Questions From Readers
● My wife, who is not a servant of God, loves another man. Would it be fitting for me to divorce her since she likely has ‘committed adultery in her heart,’ as Jesus mentioned in Matthew 5:28?
In what he said at Matthew 5:28 Jesus did not give “spiritual adultery,” as some have called it, as a basis for divorce.
Note Jesus’ words: “You heard that it was said, ‘You must not commit adultery.’ But I say to you that everyone that keeps on looking at a woman so as to have a passion for her has already committed adultery with her in his heart.”—Matt. 5:27, 28.
Here Christ was explaining that the seventh of the Ten Commandments should have meant more to his Jewish listeners than simply avoiding the physical act of adultery. (Ex. 20:14; Deut. 5:18) He traced the crime to a person’s heart. As James later explained, wrong desires in the heart can, and often do, lead to acts of sin. (Jas. 1:14, 15; Prov. 6:25) That occurred with David, who looked on and became aroused toward another man’s wife, leading to his sin of adultery. (2 Sam. 11:2-4) So Jesus urged his listeners to avoid, not just a sinful act in itself, but the sinful lust that can lead to sinful acts.
If someone, male or female, cultivates such lustful desire (“keeps on looking at a woman”), God knows it for He “sees what the heart is.” (1 Sam. 16:7; Prov. 24:12; Heb. 4:13) God realizes that the person who fully desires to commit immorality may simply not yet have had the opportunity to turn his desire into action. So that person is already reprehensible in God’s eyes.
But does that adulterous desire of itself constitute a Scriptural basis for that person’s mate getting a divorce and then being free to remarry? No. Jesus did not authorize humans to determine matters on the basis of desires that a person may have in the heart. For example, the apostle John wrote that “everyone who hates his brother is a manslayer.” (1 John 3:15) However, the Christian elders in a congregation are not authorized to expel as a murderer someone who they think may have a degree of hatred in his heart. They cannot accurately read and judge hearts as God can.
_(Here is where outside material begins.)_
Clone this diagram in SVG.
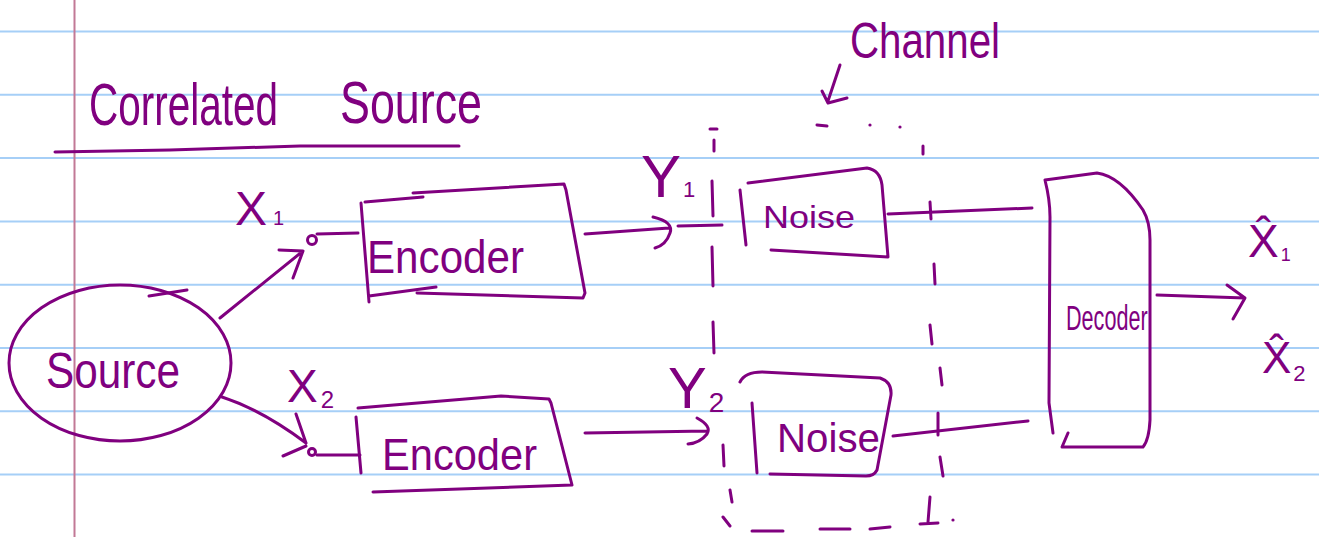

Accordingly, when Jesus said that the only Scriptural ground for divorce was “fornication” (Greek, porneia, meaning sexual immorality), he meant physical acts of immorality.—Matt. 19:9.
If your wife is willing to reason, you might be able to discuss this fact: Our Creator God knows what is best for humans, and so he assures us that engaging in immorality does not bring lasting happiness. That is borne out by an honest appraisal of how immorality has affected the lives of most who have shared in it. Thus it is the course of wisdom to take prompt corrective action to put away immoral desires before they lead to immoral deeds and resulting grief. Even “romantic fantasies” of immoral love interfere with a person’s working to achieve happiness in his or her real situation.
When problems exist in marriage, there are usually things that both parties can do to strengthen the marriage relationship and rekindle the mutual love that led to marriage. In this connection, perhaps you and your wife can consider together the material in the series of articles “Handling Family Problems Successfully” in Awake! of April 22, 1974.